Back when the Council for a Better Louisiana was a serious good-government watchdog, it would have gone after Gov. Bobby Jindal and the Louisiana Legislature hammer and tong over this session's egregious flaunting of the State Constitution.
Instead, CABL President Barry Erwin chose in this Shreveport Times op-ed to split hairs between the intent of LFT lawsuits challenging Governor Jindal's radical assault on public education and the value of the so-called reforms themselves.
The column breezily asserts that "the policies (in the new laws) are sound...Louisiana will have a strong new set of tools to help increase educational opportunities."
But as LFT President Steve Monaghan demonstrated in this response to the CABLE column, those assertions were left untested because of the brazen power play by which Gov. Jindal and his allies - including CABL - muscled the laws through the legislature.
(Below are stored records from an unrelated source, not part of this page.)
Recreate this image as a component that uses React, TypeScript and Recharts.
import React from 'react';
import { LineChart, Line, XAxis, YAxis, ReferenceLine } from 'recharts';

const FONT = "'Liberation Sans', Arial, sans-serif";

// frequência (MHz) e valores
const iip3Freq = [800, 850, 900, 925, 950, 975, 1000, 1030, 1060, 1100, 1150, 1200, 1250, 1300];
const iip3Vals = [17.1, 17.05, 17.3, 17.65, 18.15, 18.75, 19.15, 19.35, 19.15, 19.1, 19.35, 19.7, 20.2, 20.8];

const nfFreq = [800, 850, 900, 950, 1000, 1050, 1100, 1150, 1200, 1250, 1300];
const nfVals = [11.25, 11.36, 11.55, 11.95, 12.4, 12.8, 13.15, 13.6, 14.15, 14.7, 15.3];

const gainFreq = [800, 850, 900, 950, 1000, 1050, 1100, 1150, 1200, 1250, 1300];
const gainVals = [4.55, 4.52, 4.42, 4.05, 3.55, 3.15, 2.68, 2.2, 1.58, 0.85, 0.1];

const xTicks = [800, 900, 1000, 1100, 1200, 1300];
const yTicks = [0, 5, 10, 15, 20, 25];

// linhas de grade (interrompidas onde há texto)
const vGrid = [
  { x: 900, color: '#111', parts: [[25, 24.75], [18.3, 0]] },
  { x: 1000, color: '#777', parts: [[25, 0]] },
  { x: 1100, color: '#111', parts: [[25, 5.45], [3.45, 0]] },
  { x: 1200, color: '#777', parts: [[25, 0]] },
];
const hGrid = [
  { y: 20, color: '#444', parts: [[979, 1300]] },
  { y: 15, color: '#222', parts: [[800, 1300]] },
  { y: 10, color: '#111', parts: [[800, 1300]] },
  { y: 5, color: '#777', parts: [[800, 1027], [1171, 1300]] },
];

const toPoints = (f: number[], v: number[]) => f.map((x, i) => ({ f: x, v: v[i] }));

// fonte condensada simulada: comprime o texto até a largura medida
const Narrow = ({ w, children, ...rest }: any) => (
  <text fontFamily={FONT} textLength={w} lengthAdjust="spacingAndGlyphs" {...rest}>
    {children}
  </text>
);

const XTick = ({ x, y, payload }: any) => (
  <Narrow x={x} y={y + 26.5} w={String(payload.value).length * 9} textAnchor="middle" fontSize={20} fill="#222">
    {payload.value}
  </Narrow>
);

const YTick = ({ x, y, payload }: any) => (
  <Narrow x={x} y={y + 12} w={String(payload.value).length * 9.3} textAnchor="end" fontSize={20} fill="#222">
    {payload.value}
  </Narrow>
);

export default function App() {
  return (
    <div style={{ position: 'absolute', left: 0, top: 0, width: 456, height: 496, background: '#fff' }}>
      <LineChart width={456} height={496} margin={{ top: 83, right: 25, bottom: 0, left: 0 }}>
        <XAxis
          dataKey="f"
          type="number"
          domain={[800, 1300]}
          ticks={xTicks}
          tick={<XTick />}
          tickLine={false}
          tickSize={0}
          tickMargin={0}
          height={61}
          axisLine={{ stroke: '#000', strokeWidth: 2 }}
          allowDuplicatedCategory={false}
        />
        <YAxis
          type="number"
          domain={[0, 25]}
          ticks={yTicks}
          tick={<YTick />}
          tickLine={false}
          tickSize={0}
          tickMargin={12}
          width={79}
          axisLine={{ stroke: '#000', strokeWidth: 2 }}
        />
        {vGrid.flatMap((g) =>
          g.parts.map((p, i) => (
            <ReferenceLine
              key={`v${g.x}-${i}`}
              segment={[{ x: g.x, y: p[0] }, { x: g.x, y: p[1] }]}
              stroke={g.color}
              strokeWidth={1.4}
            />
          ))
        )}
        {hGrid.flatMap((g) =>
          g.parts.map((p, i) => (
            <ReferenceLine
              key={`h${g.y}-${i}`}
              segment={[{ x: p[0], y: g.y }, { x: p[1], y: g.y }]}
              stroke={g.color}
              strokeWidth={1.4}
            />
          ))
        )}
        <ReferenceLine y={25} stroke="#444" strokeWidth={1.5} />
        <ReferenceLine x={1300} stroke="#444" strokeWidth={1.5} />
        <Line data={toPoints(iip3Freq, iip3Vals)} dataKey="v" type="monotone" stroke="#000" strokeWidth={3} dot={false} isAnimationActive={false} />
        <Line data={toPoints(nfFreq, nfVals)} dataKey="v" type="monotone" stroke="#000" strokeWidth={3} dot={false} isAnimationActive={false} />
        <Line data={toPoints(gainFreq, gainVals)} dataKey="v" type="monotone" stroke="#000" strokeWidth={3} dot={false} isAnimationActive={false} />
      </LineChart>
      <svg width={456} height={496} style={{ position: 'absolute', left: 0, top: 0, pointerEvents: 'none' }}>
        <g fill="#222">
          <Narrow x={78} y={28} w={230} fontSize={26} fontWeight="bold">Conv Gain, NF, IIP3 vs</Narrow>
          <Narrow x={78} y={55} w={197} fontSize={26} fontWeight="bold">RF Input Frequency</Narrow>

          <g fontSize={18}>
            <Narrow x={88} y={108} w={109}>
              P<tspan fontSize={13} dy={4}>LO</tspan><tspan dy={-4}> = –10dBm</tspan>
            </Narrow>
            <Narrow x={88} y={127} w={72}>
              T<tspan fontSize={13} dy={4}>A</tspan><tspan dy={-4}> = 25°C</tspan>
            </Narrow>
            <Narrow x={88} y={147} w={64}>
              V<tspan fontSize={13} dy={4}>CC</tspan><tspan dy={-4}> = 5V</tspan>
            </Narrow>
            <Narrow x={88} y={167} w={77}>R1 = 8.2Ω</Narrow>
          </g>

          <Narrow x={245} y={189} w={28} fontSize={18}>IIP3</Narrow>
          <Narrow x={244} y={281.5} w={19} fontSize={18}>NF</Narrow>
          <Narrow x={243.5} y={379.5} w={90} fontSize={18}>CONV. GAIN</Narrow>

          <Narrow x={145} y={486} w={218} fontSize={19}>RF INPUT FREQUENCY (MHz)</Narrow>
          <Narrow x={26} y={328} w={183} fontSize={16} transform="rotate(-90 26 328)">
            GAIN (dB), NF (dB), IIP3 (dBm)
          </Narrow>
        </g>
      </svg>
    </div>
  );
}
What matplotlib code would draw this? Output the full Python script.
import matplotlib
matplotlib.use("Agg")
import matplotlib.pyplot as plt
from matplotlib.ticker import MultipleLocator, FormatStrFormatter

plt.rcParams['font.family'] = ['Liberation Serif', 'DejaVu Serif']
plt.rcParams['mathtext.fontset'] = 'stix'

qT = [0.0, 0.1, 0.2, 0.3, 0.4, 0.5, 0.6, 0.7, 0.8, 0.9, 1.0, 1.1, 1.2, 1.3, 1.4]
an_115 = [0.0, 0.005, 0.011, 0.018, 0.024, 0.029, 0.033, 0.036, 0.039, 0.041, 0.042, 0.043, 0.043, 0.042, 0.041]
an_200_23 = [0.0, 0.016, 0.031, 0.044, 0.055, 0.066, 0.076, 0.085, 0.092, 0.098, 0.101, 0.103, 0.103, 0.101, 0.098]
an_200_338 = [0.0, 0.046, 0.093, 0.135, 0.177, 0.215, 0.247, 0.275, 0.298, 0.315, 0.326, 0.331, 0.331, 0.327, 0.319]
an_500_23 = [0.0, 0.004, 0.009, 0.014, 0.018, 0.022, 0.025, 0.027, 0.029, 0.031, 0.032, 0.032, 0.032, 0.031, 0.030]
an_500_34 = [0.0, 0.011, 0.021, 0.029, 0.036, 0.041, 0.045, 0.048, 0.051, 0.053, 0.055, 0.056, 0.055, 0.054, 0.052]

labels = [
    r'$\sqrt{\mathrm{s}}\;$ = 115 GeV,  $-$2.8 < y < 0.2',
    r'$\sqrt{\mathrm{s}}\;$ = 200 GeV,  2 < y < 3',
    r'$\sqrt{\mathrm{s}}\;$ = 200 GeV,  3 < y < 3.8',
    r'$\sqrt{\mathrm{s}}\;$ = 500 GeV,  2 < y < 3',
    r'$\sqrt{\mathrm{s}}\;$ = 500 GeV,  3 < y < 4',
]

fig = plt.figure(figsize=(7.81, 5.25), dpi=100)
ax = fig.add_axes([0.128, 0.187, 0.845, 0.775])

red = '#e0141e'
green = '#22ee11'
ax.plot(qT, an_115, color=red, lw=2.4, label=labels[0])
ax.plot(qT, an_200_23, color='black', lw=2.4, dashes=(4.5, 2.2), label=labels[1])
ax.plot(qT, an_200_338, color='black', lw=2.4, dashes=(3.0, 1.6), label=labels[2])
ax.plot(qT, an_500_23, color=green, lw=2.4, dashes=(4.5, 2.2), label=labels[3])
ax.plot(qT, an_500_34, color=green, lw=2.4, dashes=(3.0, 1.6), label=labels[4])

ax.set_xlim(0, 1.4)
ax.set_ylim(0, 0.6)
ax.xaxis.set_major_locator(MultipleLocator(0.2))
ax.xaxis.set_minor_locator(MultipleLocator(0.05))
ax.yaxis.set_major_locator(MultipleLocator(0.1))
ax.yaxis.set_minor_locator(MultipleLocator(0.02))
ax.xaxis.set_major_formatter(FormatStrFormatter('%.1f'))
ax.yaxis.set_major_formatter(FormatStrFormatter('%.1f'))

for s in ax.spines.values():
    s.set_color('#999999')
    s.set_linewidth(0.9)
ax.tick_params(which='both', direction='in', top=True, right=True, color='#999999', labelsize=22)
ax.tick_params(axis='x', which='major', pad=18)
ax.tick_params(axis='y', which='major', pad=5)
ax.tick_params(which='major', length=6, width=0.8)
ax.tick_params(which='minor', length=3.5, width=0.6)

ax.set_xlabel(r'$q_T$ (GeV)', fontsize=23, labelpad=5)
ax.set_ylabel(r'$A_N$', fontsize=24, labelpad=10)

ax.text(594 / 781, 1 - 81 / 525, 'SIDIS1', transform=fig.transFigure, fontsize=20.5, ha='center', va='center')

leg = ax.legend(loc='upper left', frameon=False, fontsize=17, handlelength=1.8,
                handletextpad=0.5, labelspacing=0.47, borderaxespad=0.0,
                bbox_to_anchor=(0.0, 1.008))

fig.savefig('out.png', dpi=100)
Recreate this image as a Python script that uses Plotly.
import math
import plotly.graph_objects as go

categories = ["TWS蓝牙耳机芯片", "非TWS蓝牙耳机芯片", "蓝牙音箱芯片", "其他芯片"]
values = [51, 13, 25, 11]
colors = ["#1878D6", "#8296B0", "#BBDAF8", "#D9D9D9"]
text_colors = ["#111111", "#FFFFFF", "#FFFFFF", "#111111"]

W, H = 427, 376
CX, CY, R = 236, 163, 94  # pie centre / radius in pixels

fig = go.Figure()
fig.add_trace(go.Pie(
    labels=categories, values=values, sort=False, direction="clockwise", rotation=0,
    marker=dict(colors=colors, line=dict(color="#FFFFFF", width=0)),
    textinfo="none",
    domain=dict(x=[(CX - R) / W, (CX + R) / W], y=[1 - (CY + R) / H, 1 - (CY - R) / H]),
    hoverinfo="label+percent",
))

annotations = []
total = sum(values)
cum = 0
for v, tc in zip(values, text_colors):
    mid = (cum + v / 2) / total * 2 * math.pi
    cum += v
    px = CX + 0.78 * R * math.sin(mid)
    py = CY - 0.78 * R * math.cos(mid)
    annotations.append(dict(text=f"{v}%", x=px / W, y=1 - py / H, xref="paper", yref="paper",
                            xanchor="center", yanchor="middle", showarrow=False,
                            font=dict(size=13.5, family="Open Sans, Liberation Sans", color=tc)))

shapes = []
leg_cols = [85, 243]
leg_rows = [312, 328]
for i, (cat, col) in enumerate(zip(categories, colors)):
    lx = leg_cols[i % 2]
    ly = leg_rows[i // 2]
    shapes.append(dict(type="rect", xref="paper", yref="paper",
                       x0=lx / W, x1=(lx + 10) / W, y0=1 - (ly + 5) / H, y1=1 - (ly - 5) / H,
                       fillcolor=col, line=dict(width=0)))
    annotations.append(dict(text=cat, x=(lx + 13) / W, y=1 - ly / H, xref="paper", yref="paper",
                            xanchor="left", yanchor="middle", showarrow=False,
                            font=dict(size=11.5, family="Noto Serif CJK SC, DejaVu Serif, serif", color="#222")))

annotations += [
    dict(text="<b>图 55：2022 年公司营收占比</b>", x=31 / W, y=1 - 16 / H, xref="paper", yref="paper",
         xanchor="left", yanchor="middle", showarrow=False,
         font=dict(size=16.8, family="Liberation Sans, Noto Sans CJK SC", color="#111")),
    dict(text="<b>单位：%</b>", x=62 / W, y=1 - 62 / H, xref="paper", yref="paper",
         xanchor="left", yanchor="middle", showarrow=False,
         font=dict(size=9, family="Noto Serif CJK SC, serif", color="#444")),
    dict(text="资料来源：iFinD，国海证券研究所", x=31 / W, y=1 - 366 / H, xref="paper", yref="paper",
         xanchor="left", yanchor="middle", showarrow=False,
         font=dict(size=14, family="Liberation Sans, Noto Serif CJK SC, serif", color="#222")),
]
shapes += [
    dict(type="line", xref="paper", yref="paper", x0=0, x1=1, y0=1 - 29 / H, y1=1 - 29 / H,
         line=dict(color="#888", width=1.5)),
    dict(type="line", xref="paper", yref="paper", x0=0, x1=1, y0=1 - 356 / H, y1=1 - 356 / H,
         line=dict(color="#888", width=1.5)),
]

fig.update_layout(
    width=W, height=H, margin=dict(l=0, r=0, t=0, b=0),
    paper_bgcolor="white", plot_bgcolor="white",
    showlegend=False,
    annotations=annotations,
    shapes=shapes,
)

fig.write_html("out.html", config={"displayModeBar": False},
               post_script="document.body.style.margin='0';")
"No open, honest debate of important public policy was allowed," Monaghan wrote. "The 2012 Legislative Session was an expression of, and a lesson on, raw political power."
It was an up or down, for us or against us, utterly unserious exercise that cheated our children and our schools of the policy discussions that public education deserves.
And that begs the question. If the governor behind this year's education bills had been named Edwin Edwards and not Bobby Jindal, would CABL have laid its credibility on the line and pledged blind allegiance as it did?